Torrens Connect
- Industry: Public transport Tram maintenance
- Founded: 5 July 2020
- Area served: Adelaide
- Number of employees: 250 (July 2020)
- Parent: Torrens Transit John Holland UGL Rail
- Website: torrensconnect.com.au

= Torrens Connect =

Torrens Connect is a public transport operator in Adelaide, Australia that began operating bus and tram services as part of the Adelaide Metro network under contract to the Department of Planning, Transport & Infrastructure in July 2020. It is owned by a consortium of Torrens Transit, John Holland and UGL Rail.

Torrens Connect no longer operates the tram services since August 2025, but will continue to maintain the tram fleet and infrastructure until 2035. Torrens Connect will also continue to operate bus services until the end of contract.
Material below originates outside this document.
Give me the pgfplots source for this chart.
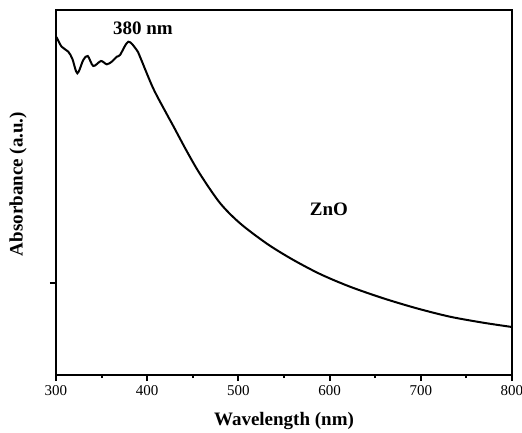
\documentclass[border=0pt]{standalone}
\usepackage{fontspec}
\setmainfont{Liberation Serif}
\usepackage{pgfplots}
\pgfplotsset{compat=1.18}

\begin{document}
\begin{tikzpicture}
\begin{axis}[
    scale only axis,
    width=456pt, height=365pt,
    xmin=300, xmax=800,
    ymin=0, ymax=365,
    axis line style={line width=2.6pt},
    xtick={300,400,...,800},
    minor x tick num=1,
    ytick={92}, yticklabels={},
    xtick pos=bottom, ytick pos=left,
    tick align=outside,
    major tick length=6pt, minor tick length=3pt,
    every tick/.style={black, line width=2pt},
    xticklabel={\fontsize{15}{17}\selectfont\pgfmathprintnumber[assume math mode=true]{\tick}},
    xticklabel style={yshift=-1pt},
    xlabel={Wavelength (nm)},
    ylabel={Absorbance (a.u.)},
    label style={font=\fontsize{19}{22}\selectfont\bfseries},
    xlabel style={at={(axis description cs:0.5,-0.126)}, anchor=center},
    ylabel style={at={(axis description cs:-0.083,0.523)}, anchor=center, rotate=0},
]
    % measured absorbance curve
    \addplot[black, line width=2pt, smooth, tension=0.5] coordinates {
        (300.5,338) (301.1,337) (306.2,328.3) (313.5,323.3) (318,316) (323.4,301.7)
        (329.9,315) (334.8,319) (340.9,309) (349.3,314) (355.6,310.7)
        (361.1,313.3) (366.6,318.3) (370.2,320) (379.3,333.3) (388.5,325)
        (392.1,318.3) (406.4,287) (421.4,261) (428.6,249) (443.3,224)
        (457.9,201) (479.8,172) (501.8,151.7) (531.0,131.5) (558.4,116)
        (589.5,101) (622.4,88.3) (658.9,76.7) (695.5,66.7) (732.0,58.3)
        (768.5,52.3) (800,48)
    };
    \node[font=\fontsize{19}{22}\selectfont\bfseries] at (axis cs:395.4,347) {380 nm};
    \node[font=\fontsize{19}{22}\selectfont\bfseries] at (axis cs:599.3,165.3) {ZnO};
\end{axis}
\pgfresetboundingbox
\path (-56pt,-57pt) rectangle (466pt,375pt);
\end{tikzpicture}
\end{document}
As of August 2025, Torrens Connect has a fleet of 200 buses.

==History==
In July 2019, the Government of South Australia announced its intention to privatise the Adelaide Metro tram services operated by the Department of Planning, Transport & Infrastructure. In March 2020, the Torrens Connect consortium of Torrens Transit, John Holland and UGL Rail were awarded the North-South contract.
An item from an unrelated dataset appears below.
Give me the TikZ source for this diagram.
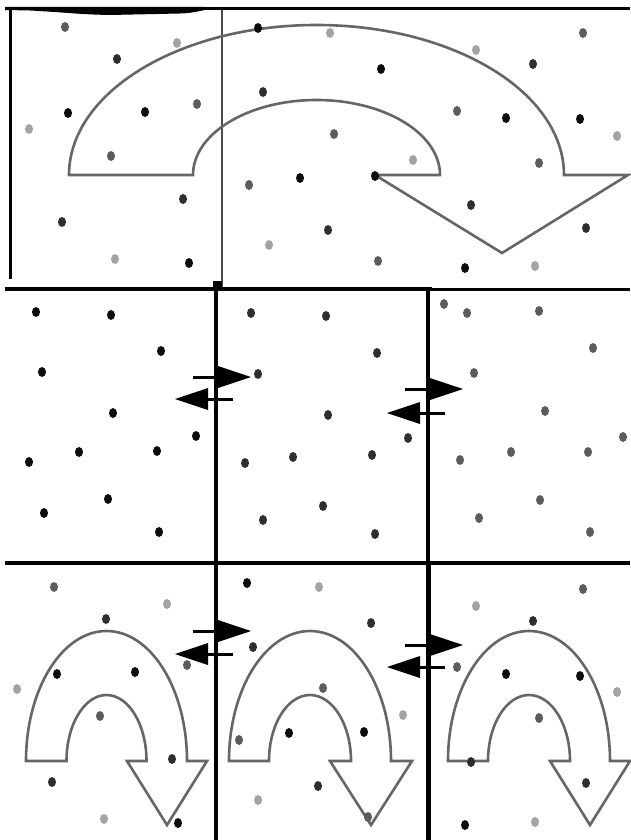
\documentclass[tikz,border=0pt]{standalone}
\definecolor{dk}{HTML}{0D0D0D}
\definecolor{dd}{HTML}{2E2E2E}
\definecolor{dm}{HTML}{5C5C5C}
\definecolor{dl}{HTML}{A3A3A3}
\definecolor{arrowgray}{HTML}{666666}
\tikzset{
  bigarrow/.style={draw=arrowgray, line width=2.6pt, line join=miter},
  exline/.style={line width=3pt, black},
}
\newcommand\dotk[3]{\fill[#1] (#2,#3) ellipse [x radius=4pt, y radius=5pt];}
\newcommand\exchpair[3]{%
  \draw[exline] (#1-23,#2) -- (#1+10,#2);
  \fill (#1+2,#2-11) -- (#1+35,#2) -- (#1+2,#2+11) -- cycle;
  \draw[exline] (#1-12,#3) -- (#1+17,#3);
  \fill (#1-41,#3) -- (#1-8,#3-11) -- (#1-8,#3+11) -- cycle;
}
\begin{document}
\begin{tikzpicture}[x=1pt,y=-1pt]
\fill[white] (0,0) rectangle (630,840);
\useasboundingbox (0,0) rectangle (630,840);

% ---- frame lines ----
\draw[line width=3.5pt] (5,8.5) -- (630,8.5);
\fill (5,7) -- (205,7) -- (205,10) .. controls (190,13) .. (180,13.5)
  -- (110,15) .. controls (80,14.5) and (60,12) .. (30,10.5) -- (5,10) -- cycle;
\draw[line width=3pt] (10,9) -- (10,279);
\draw[line width=1.2pt, black!70] (222,10) -- (222,287);
\draw[line width=4pt] (5,289) -- (432,289);
\draw[line width=3pt] (432,289.5) -- (630,289.5);
\fill (213,281) rectangle (222,289);
\draw[line width=4.5pt] (5,563) -- (105,563);
\draw[line width=3.5pt] (105,563) -- (630,563);
\draw[line width=3.5pt] (216,282) -- (216,840);
\draw[line width=4pt] (428,289) -- (428,563);
\draw[line width=5pt] (428,563) -- (428,840);

% ---- curved arrows ----
\draw[bigarrow] (193,175) -- (69,175)
  arc[start angle=180,end angle=0,x radius=247.5pt,y radius=150pt]
  -- (628,175) -- (502,253) -- (375,175) -- (440,175)
  arc[start angle=0,end angle=180,x radius=123.5pt,y radius=75pt] -- cycle;

\draw[bigarrow] (66.5,761) -- (26,761)
  arc[start angle=180,end angle=0,x radius=80.5pt,y radius=130pt]
  -- (207,761) -- (167,825) -- (127,761) -- (146.5,761)
  arc[start angle=0,end angle=180,x radius=40pt,y radius=66pt] -- cycle;

\draw[bigarrow] (269,761) -- (229,761)
  arc[start angle=180,end angle=0,x radius=81pt,y radius=130pt]
  -- (412,761) -- (371,825) -- (330,761) -- (351,761)
  arc[start angle=0,end angle=180,x radius=41pt,y radius=66pt] -- cycle;

\draw[bigarrow] (488,761) -- (448,761)
  arc[start angle=180,end angle=0,x radius=81pt,y radius=130pt]
  -- (630,761) -- (590,825) -- (550,761) -- (570,761)
  arc[start angle=0,end angle=180,x radius=41pt,y radius=66pt] -- cycle;

% ---- dots: top panel ----
\dotk{dm}{65}{27}\dotk{dl}{177}{43}\dotk{dd}{117}{59}\dotk{dk}{68}{113}
\dotk{dk}{145}{112}\dotk{dm}{197}{104}\dotk{dl}{29}{129}\dotk{dm}{111}{156}
\dotk{dd}{183}{199}\dotk{dd}{62}{222}\dotk{dl}{115}{259}\dotk{dk}{189}{263}
\dotk{dk}{258}{28}\dotk{dd}{263}{92}\dotk{dm}{249}{185}\dotk{dk}{300}{178}
\dotk{dl}{269}{245}
\dotk{dl}{330}{33}\dotk{dk}{381}{69}\dotk{dl}{476}{50}\dotk{dm}{583}{33}
\dotk{dd}{533}{64}\dotk{dm}{457}{111}\dotk{dk}{506}{118}\dotk{dk}{580}{119}
\dotk{dl}{617}{136}\dotk{dm}{334}{134}\dotk{dl}{413}{160}\dotk{dk}{375}{176}
\dotk{dm}{539}{163}\dotk{dd}{471}{205}\dotk{dd}{328}{230}\dotk{dd}{586}{228}
\dotk{dm}{378}{261}\dotk{dk}{465}{268}\dotk{dl}{535}{266}

% ---- dots: middle panel ----
\dotk{dk}{36}{312}\dotk{dk}{111}{315}\dotk{dk}{161}{351}\dotk{dk}{42}{372}
\dotk{dk}{113}{413}\dotk{dk}{196}{436}\dotk{dk}{79}{452}\dotk{dk}{157}{451}
\dotk{dk}{29}{462}\dotk{dk}{108}{499}\dotk{dk}{44}{513}\dotk{dk}{159}{532}
\dotk{dd}{251}{313}\dotk{dd}{258}{374}\dotk{dd}{245}{463}\dotk{dd}{293}{457}
\dotk{dd}{263}{520}\dotk{dd}{326}{316}\dotk{dd}{377}{353}\dotk{dd}{328}{415}
\dotk{dd}{408}{438}\dotk{dd}{372}{455}\dotk{dd}{323}{506}\dotk{dd}{375}{534}
\dotk{dm}{444}{304}\dotk{dm}{467}{313}\dotk{dm}{539}{311}\dotk{dm}{593}{348}
\dotk{dm}{474}{373}\dotk{dm}{545}{411}\dotk{dm}{623}{437}\dotk{dm}{511}{452}
\dotk{dm}{588}{452}\dotk{dm}{460}{460}\dotk{dm}{540}{500}\dotk{dm}{479}{518}
\dotk{dm}{590}{532}

% ---- dots: bottom panel ----
\dotk{dm}{54}{587}\dotk{dl}{167}{604}\dotk{dd}{106}{619}\dotk{dk}{57}{674}
\dotk{dk}{135}{672}\dotk{dm}{187}{665}\dotk{dl}{17}{689}\dotk{dm}{100}{716}
\dotk{dd}{172}{759}\dotk{dd}{52}{782}\dotk{dl}{104}{819}\dotk{dk}{178}{823}
\dotk{dk}{247}{583}\dotk{dd}{253}{647}\dotk{dm}{239}{740}\dotk{dk}{289}{733}
\dotk{dl}{258}{800}
\dotk{dl}{319}{587}\dotk{dd}{371}{623}\dotk{dm}{323}{688}\dotk{dl}{403}{715}
\dotk{dk}{364}{732}\dotk{dd}{318}{786}\dotk{dm}{368}{817}
\dotk{dl}{476}{606}\dotk{dm}{583}{589}\dotk{dd}{533}{621}\dotk{dm}{457}{667}
\dotk{dk}{506}{674}\dotk{dk}{580}{676}\dotk{dl}{617}{692}\dotk{dm}{539}{718}
\dotk{dd}{471}{762}\dotk{dd}{586}{783}\dotk{dk}{465}{825}\dotk{dl}{535}{822}

% ---- exchange arrows ----
\exchpair{216}{377}{399}
\exchpair{428}{389}{413}
\exchpair{216}{631}{654}
\exchpair{428}{645}{667}
\end{tikzpicture}
\end{document}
The contract began in July 2020 and will run for eight years with a two-year optional extension. As well as tram services, the contract includes bus services, Torrens Transit already operated as an established Adelaide Metro contractor. As part of an election commitment made by the South Australian Labor Party, the government announced in 2023 that tram services would return to public ownership in July 2025. Operation of tram services returned to the state government on 31 August 2025. However, Torrens Connect will continue to maintain the tram fleet and infrastructure until 2035.